=== MATERIAL ===

============================================================

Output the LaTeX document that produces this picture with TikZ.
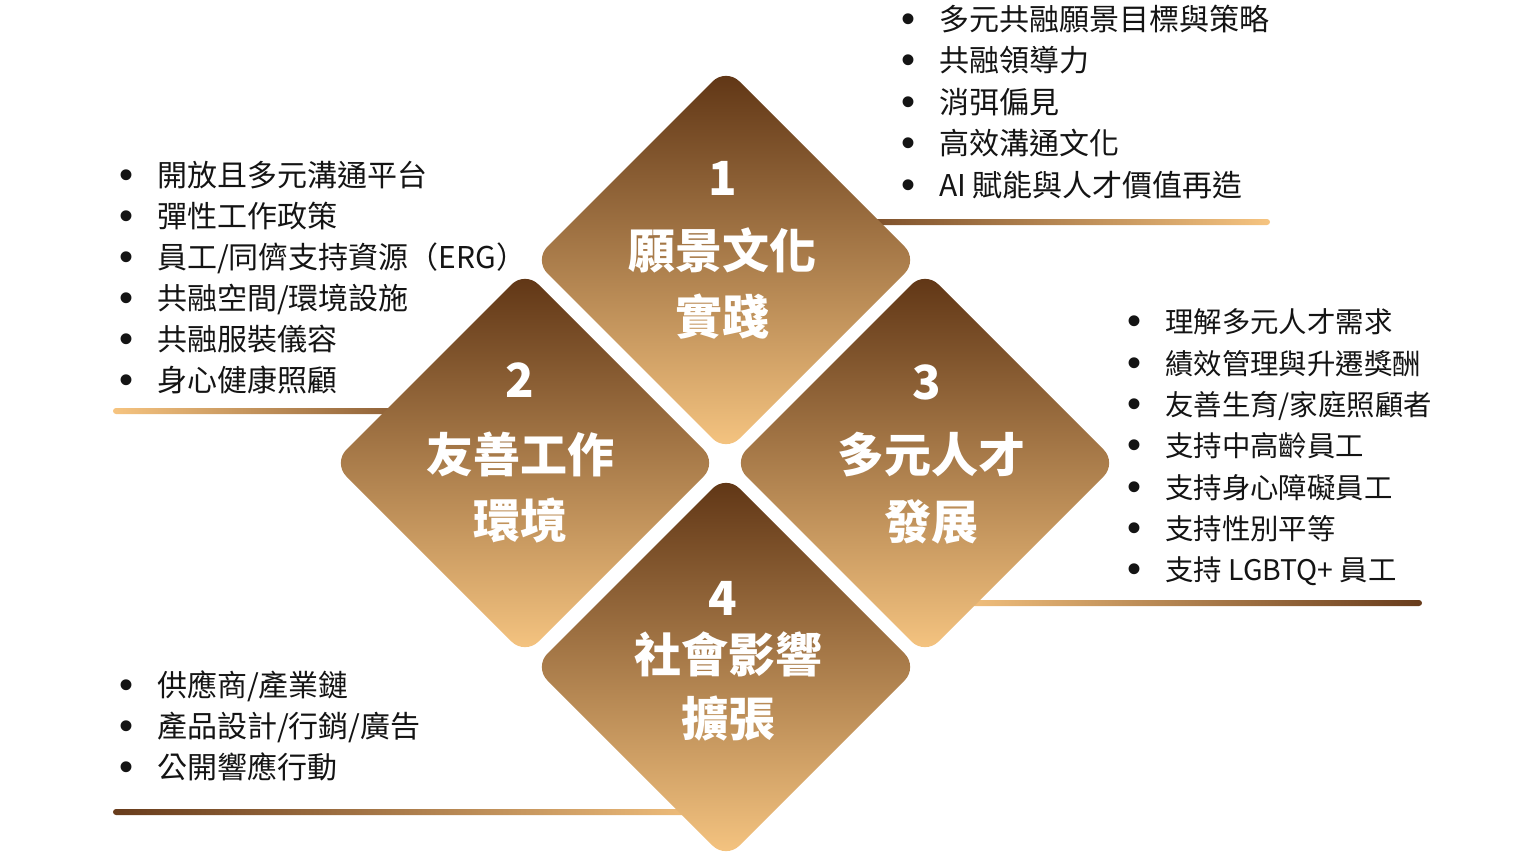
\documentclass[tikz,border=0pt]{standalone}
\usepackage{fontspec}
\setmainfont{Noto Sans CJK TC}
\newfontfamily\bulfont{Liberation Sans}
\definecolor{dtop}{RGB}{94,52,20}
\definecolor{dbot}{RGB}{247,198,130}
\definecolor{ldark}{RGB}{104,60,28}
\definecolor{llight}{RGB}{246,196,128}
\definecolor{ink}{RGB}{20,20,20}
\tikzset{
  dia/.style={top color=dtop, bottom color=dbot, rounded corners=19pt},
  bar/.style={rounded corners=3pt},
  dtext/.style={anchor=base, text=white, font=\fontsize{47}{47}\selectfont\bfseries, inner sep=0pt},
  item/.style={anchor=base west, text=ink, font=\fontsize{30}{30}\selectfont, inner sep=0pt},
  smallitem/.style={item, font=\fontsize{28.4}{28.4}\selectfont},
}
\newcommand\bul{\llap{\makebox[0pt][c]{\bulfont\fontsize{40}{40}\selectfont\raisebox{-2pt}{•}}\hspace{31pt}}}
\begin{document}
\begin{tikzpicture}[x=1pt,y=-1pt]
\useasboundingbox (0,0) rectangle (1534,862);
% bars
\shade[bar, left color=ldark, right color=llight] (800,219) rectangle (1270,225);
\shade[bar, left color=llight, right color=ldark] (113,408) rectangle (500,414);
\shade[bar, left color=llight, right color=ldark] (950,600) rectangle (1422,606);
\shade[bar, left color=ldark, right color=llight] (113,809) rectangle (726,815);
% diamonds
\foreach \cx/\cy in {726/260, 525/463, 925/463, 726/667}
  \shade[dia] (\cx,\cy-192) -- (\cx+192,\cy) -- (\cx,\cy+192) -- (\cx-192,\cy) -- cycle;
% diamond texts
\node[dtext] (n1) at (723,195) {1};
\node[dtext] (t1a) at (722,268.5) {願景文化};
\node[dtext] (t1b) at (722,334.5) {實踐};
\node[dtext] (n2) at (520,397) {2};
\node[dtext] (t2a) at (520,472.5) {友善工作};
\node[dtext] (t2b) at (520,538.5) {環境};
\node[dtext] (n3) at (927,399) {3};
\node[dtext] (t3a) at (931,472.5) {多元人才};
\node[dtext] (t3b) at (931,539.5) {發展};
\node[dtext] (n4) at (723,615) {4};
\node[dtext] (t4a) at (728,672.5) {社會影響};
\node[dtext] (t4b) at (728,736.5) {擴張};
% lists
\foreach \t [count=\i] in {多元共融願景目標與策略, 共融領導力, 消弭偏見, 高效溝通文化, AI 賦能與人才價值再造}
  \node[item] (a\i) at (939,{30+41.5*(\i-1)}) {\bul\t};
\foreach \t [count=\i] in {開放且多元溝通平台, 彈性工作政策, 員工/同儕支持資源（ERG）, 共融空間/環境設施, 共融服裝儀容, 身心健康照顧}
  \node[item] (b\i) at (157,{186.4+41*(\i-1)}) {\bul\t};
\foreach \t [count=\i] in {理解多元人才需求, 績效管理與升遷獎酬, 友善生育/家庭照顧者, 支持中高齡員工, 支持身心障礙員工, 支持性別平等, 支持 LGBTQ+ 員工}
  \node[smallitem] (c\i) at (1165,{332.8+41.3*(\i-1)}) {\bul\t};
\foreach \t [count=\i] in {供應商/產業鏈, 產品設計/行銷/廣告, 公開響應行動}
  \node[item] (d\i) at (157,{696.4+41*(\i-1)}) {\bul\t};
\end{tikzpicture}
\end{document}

============================================================

=== CHALLENGE ===
Working from the material above, transcribe it exactly while omitting pictures.

=== PROBLEM SOLUTION ===
Output the LaTeX document that produces this picture with TikZ.
\documentclass[tikz,border=0pt]{standalone}
\usepackage{fontspec}
\setmainfont{Noto Sans CJK TC}
\newfontfamily\bulfont{Liberation Sans}
\definecolor{dtop}{RGB}{94,52,20}
\definecolor{dbot}{RGB}{247,198,130}
\definecolor{ldark}{RGB}{104,60,28}
\definecolor{llight}{RGB}{246,196,128}
\definecolor{ink}{RGB}{20,20,20}
\tikzset{
  dia/.style={top color=dtop, bottom color=dbot, rounded corners=19pt},
  bar/.style={rounded corners=3pt},
  dtext/.style={anchor=base, text=white, font=\fontsize{47}{47}\selectfont\bfseries, inner sep=0pt},
  item/.style={anchor=base west, text=ink, font=\fontsize{30}{30}\selectfont, inner sep=0pt},
  smallitem/.style={item, font=\fontsize{28.4}{28.4}\selectfont},
}
\newcommand\bul{\llap{\makebox[0pt][c]{\bulfont\fontsize{40}{40}\selectfont\raisebox{-2pt}{•}}\hspace{31pt}}}
\begin{document}
\begin{tikzpicture}[x=1pt,y=-1pt]
\useasboundingbox (0,0) rectangle (1534,862);
% bars
\shade[bar, left color=ldark, right color=llight] (800,219) rectangle (1270,225);
\shade[bar, left color=llight, right color=ldark] (113,408) rectangle (500,414);
\shade[bar, left color=llight, right color=ldark] (950,600) rectangle (1422,606);
\shade[bar, left color=ldark, right color=llight] (113,809) rectangle (726,815);
% diamonds
\foreach \cx/\cy in {726/260, 525/463, 925/463, 726/667}
  \shade[dia] (\cx,\cy-192) -- (\cx+192,\cy) -- (\cx,\cy+192) -- (\cx-192,\cy) -- cycle;
% diamond texts
\node[dtext] (n1) at (723,195) {1};
\node[dtext] (t1a) at (722,268.5) {願景文化};
\node[dtext] (t1b) at (722,334.5) {實踐};
\node[dtext] (n2) at (520,397) {2};
\node[dtext] (t2a) at (520,472.5) {友善工作};
\node[dtext] (t2b) at (520,538.5) {環境};
\node[dtext] (n3) at (927,399) {3};
\node[dtext] (t3a) at (931,472.5) {多元人才};
\node[dtext] (t3b) at (931,539.5) {發展};
\node[dtext] (n4) at (723,615) {4};
\node[dtext] (t4a) at (728,672.5) {社會影響};
\node[dtext] (t4b) at (728,736.5) {擴張};
% lists
\foreach \t [count=\i] in {多元共融願景目標與策略, 共融領導力, 消弭偏見, 高效溝通文化, AI 賦能與人才價值再造}
  \node[item] (a\i) at (939,{30+41.5*(\i-1)}) {\bul\t};
\foreach \t [count=\i] in {開放且多元溝通平台, 彈性工作政策, 員工/同儕支持資源（ERG）, 共融空間/環境設施, 共融服裝儀容, 身心健康照顧}
  \node[item] (b\i) at (157,{186.4+41*(\i-1)}) {\bul\t};
\foreach \t [count=\i] in {理解多元人才需求, 績效管理與升遷獎酬, 友善生育/家庭照顧者, 支持中高齡員工, 支持身心障礙員工, 支持性別平等, 支持 LGBTQ+ 員工}
  \node[smallitem] (c\i) at (1165,{332.8+41.3*(\i-1)}) {\bul\t};
\foreach \t [count=\i] in {供應商/產業鏈, 產品設計/行銷/廣告, 公開響應行動}
  \node[item] (d\i) at (157,{696.4+41*(\i-1)}) {\bul\t};
\end{tikzpicture}
\end{document}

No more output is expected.